Price of parking to go up in Town of Oyster Bay?

Debating price of permits


There was much discussion at Tuesday’s board meeting on whether to raise the cost of parking permits in the Town of Oyster Bay’s commuter lots, and if so, by how much. Someone who generally doesn’t speak at meetings weighed in, too — James Altadonna Jr., the town clerk.

Saying he commuted to Manhattan for 20 years by way of the Long Island Rail Road, Altadonna asked that the fees remain the same, that a committee made up of commuters be formed and that an online survey be created to address the needs of commuters.

“At present, my office issues approximately 38,100 parking permits for approximately 9,200 parking spaces,” Altadonna said. “All of our commuters already pay town taxes. To single out commuters and raise the fee for a service that we cannot fully provide or improve on due to the lack of parking spaces and lack of available land to create new parking spaces is not only an insult, it’s wrong.”

The lack of parking leads most commuters to leave “at least a half hour to 45 minutes prior to their scheduled train time just to find a parking space,” Altadonna said. The round-trip commute to Manhattan can take several hours, and then they have an eight- to 10-hour workday, he said. “Commuting is a necessity.”

Although Supervisor Joseph Saladino thanked Altadonna for his input, there was no discussion or consideration of his suggestions.

“We already had a hearing and listened to the public, and I’ve read a long list of emails or spoken to people directly,” Saladino said. “The increase would cost commuters only 25 cents a day to leave their car all day in the parking lot. No one has a problem with paying a quarter a day. If we raise the permit to $50, it would cost them 20 cents a day. This is a sharing of responsibilities.”

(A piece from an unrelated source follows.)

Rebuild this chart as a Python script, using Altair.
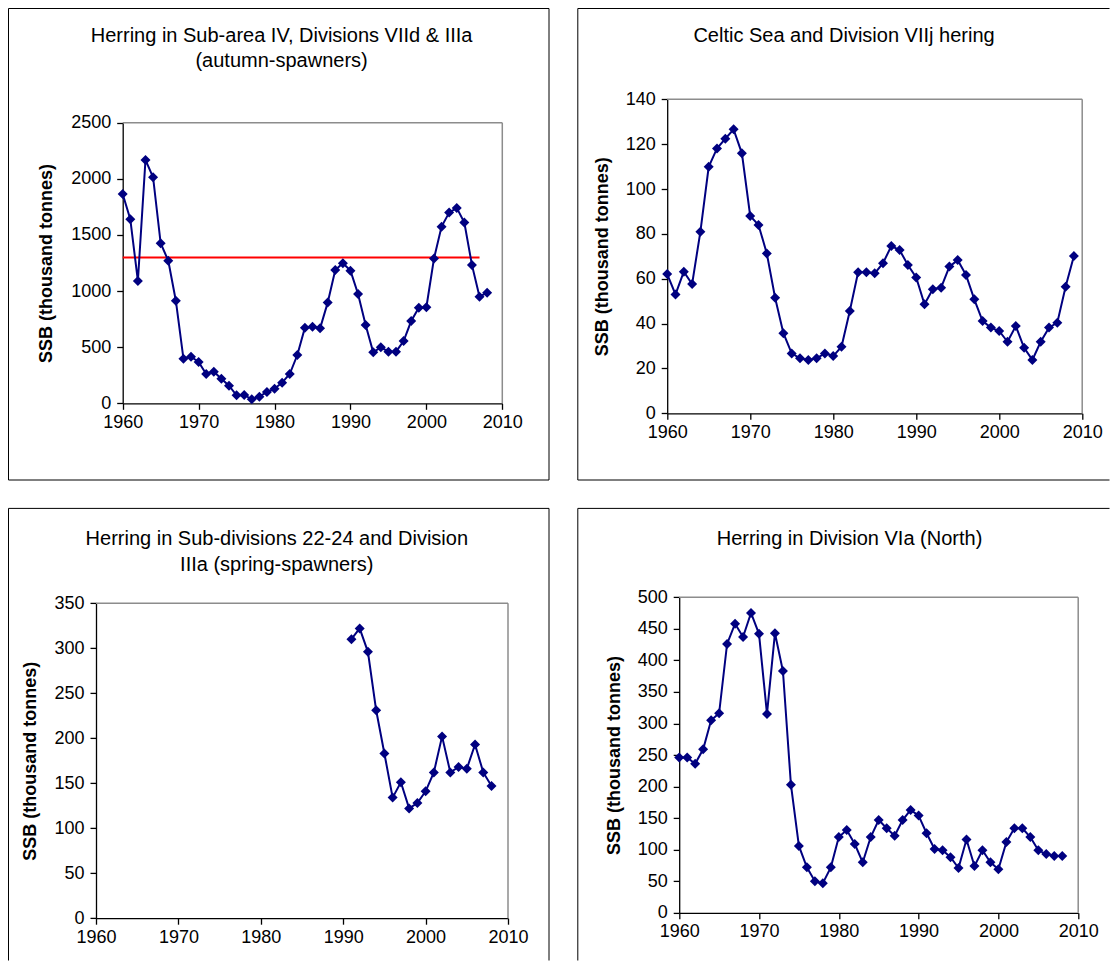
import altair as alt
import pandas as pd

# ---------------- data ----------------
years_ns = list(range(1960, 2009))
ssb_ns = [1865, 1640, 1090, 2168, 2014, 1426, 1271, 914, 398, 415,
          368, 261, 282, 219, 157, 71, 74, 36, 59, 101,
          130, 184, 261, 430, 674, 683, 668, 897, 1188, 1248,
          1182, 974, 698, 454, 499, 460, 460, 555, 733, 852,
          856, 1289, 1574, 1699, 1741, 1610, 1233, 950, 986]
bpa_years = [1960, 2007]
bpa_values = [1300, 1300]

years_cs = list(range(1960, 2010))
ssb_cs = [62.1, 53.0, 63.1, 57.6, 81.0, 109.9, 118.1, 122.4, 126.6, 115.9,
          88.0, 84.0, 71.3, 51.5, 35.7, 26.7, 24.5, 23.8, 24.5, 26.7,
          25.5, 29.7, 45.6, 62.9, 62.9, 62.4, 66.9, 74.6, 72.8, 66.1,
          60.6, 48.6, 55.3, 56.0, 65.4, 68.3, 61.7, 50.8, 41.1, 38.2,
          36.7, 31.9, 38.9, 29.2, 23.8, 31.9, 38.2, 40.4, 56.4, 70.1]

years_ws = list(range(1991, 2009))
ssb_ws = [310, 322, 296, 231, 183, 134, 151, 122, 128, 141,
          162, 202, 162, 168, 166, 193, 162, 147]

years_via = list(range(1960, 2009))
ssb_via = [246, 246, 236, 259, 305, 316, 426, 458, 437, 475,
           442, 315, 443, 383, 203, 106, 72, 50, 47, 72,
           120, 131, 109, 80, 120, 147, 134, 122, 147, 163,
           154, 126, 101, 99, 88, 71, 116, 74, 99, 80,
           69, 112, 134, 134, 120, 99, 93, 90, 90]

x_ticks = [1960, 1970, 1980, 1990, 2000, 2010]
y_title = "SSB (thousand tonnes)"

NAVY = "#000080"
FONT = "Liberation Sans"
ONE = pd.DataFrame({"k": [0]})


def rule(x1, y1, x2, y2):
    return alt.Chart(ONE).mark_rule(color="#000000", strokeWidth=1).encode(
        x=alt.value(x1), y=alt.value(y1), x2=alt.value(x2), y2=alt.value(y2))


def text(s, x, y):
    return alt.Chart(ONE).mark_text(
        text=s, font=FONT, fontSize=20, color="#000000", align="center", baseline="middle"
    ).encode(x=alt.value(x), y=alt.value(y))


def panel(years, vals, ymax, ystep, w, h, xr, yr, frame_rules, titles, tpad, ref=None):
    # xr: (left, right) pixel range of plot area inside the panel; yr: (top, bottom)
    x = alt.X("Year:Q",
              scale=alt.Scale(domain=[1960, 2010], nice=False, zero=False, range=[xr[0], xr[1]]),
              axis=alt.Axis(values=x_ticks, format="d", title=None, labelFlush=False,
                            labelOverlap=False, labelPadding=4, offset=-(h - yr[1])))
    y = alt.Y("SSB:Q",
              scale=alt.Scale(domain=[0, ymax], nice=False, zero=True, range=[yr[1], yr[0]]),
              axis=alt.Axis(values=list(range(0, ymax + 1, ystep)), format="d", title=y_title,
                            titlePadding=tpad, labelPadding=6, offset=-xr[0]))
    layers = list(frame_rules) + list(titles)
    top_df = pd.DataFrame({"Year": [1960, 2010], "SSB": [ymax, ymax]})
    right_df = pd.DataFrame({"Year": [2010, 2010], "SSB": [0, ymax]})
    layers.append(alt.Chart(top_df).mark_line(color="#8c8c8c", strokeWidth=1.5).encode(x=x, y=y))
    layers.append(alt.Chart(right_df).mark_line(color="#8c8c8c", strokeWidth=1.5).encode(x=x, y=y))
    if ref is not None:
        rdf = pd.DataFrame({"Year": ref[0], "SSB": ref[1]})
        layers.append(alt.Chart(rdf).mark_line(color="#FF0000", strokeWidth=2).encode(x=x, y=y))
    df = pd.DataFrame({"Year": years, "SSB": vals})
    base = alt.Chart(df).encode(x=x, y=y)
    layers.append(base.mark_line(color=NAVY, strokeWidth=2))
    layers.append(base.mark_point(shape="diamond", filled=True, size=100, color=NAVY, opacity=1))
    return alt.layer(*layers).properties(width=w, height=h)


# page coordinates of panel boxes: P1/P3 x 8..549.5, P2/P4 x 576.8..1109
# top row y 8..480.5, bottom row y 507.4..960
W_L, W_R = 541.5, 532.2
H_T, H_B = 472.5, 452.6

p1 = panel(years_ns, ssb_ns, 2500, 500, W_L, H_T, (114.7, 494.3), (114.7, 395.3),
           [rule(0.5, 0.5, W_L - 0.5, 0.5), rule(0.5, 0.5, 0.5, H_T - 0.5),
            rule(W_L - 0.5, 0.5, W_L - 0.5, H_T - 0.5), rule(0.5, H_T - 0.5, W_L - 0.5, H_T - 0.5)],
           [text("Herring in Sub-area IV, Divisions VIId & IIIa", 273.6, 27.7),
            text("(autumn-spawners)", 273.6, 53.4)],
           15, ref=(bpa_years, bpa_values))

p2 = panel(years_cs, ssb_cs, 140, 20, W_R, H_T, (89.9, 504.9), (91.3, 405.3),
           [rule(0.5, 0.5, W_R, 0.5), rule(0.5, 0.5, 0.5, H_T - 0.5),
            rule(0.5, H_T - 0.5, W_R, H_T - 0.5)],
           [text("Celtic Sea and Division VIIj hering", 266.7, 28.3)],
           14)

p3 = panel(years_ws, ssb_ws, 350, 50, W_L, H_B, (88.0, 500.0), (95.3, 410.3),
           [rule(0.5, 0.5, W_L - 0.5, 0.5), rule(0.5, 0.5, 0.5, H_B),
            rule(W_L - 0.5, 0.5, W_L - 0.5, H_B)],
           [text("Herring in Sub-divisions 22-24 and Division", 268.8, 31.5),
            text("IIIa (spring-spawners)", 268.8, 57.2)],
           14)

p4 = panel(years_via, ssb_via, 500, 50, W_R, H_B, (101.9, 500.9), (89.3, 404.9),
           [rule(0.5, 0.5, W_R, 0.5), rule(0.5, 0.5, 0.5, H_B)],
           [text("Herring in Division VIa (North)", 272.2, 31.3)],
           14)

top = alt.hconcat(p1, p2, spacing=27.3)
bottom = alt.hconcat(p3, p4, spacing=27.3)

chart = alt.vconcat(top, bottom, spacing=26.9).properties(
    padding=0, background="#ffffff"
).configure_view(
    stroke="transparent", strokeWidth=0, clip=False
).configure_axis(
    grid=False, domainColor="#000000", domainWidth=1.3, tickColor="#000000", tickWidth=1.3,
    tickSize=6, labelFont=FONT, labelFontSize=18, labelColor="#000000",
    titleFont=FONT, titleFontSize=18, titleFontWeight="bold", titleColor="#000000"
)

chart.save("out.html", embed_options={"renderer": "svg", "actions": False})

The town estimates the cost of maintenance of the lots at $8 million per year. Saladino and trustees say that an increase in the parking permit fee would shift some of the responsibility from homeowners to commuters to pay for the maintenance. This is what other municipalities are doing, Saladino said.

“The issue we hear about is not the cost, it is the availability,” he said. “We are looking for ways to increase spots. Hicksville’s train station is getting 900 new spots that the [Metropolitan Transportation Authority] is paying for.”

And the increase would still be less than what other commuters are paying, Saladino reasoned. “Long Beach commuters pay $250, North Hempstead pays $240, the Town of Huntington pays $75 and some villages pay $300,” he said. “This will shift the burden, so property owners won’t have to foot the bill.”

A town committee is being formed to look for ways to tackle the need for additional parking spaces.

It was suggested by Oyster Bay finance director Robert Darienzo that if expenses stay the same and parking fees are raised, taxes may come down in 2019.

Saladino and Councilwoman Michele Johnson wanted a vote taken at the meeting to finalize the increase, but Councilwoman Rebecca Alesia and Councilman Lou Imbroto said they believed more discussion was needed. They asked that a decision not be made until the next meeting, which is in the evening on Feb. 27. These meetings traditionally draw more residents.

Councilman Tony Macagnone agreed. “We are talking about raising it by 500 percent, so we should discuss this longer,” he said. “There’s also the question of allowing electric cars. There are 450 hybrid cars right now. We need more research.”

Altadonna said that technology may help to solve the problem of limited parking in the future. “Driverless cars would drop you off and pick you up,” he said. “I haven’t heard about the possibility of building an additional parking facility to solve the lack of parking spaces. We are all trying to reduce the town debt.”

Discussion will continue on Feb. 27 at 7 p.m.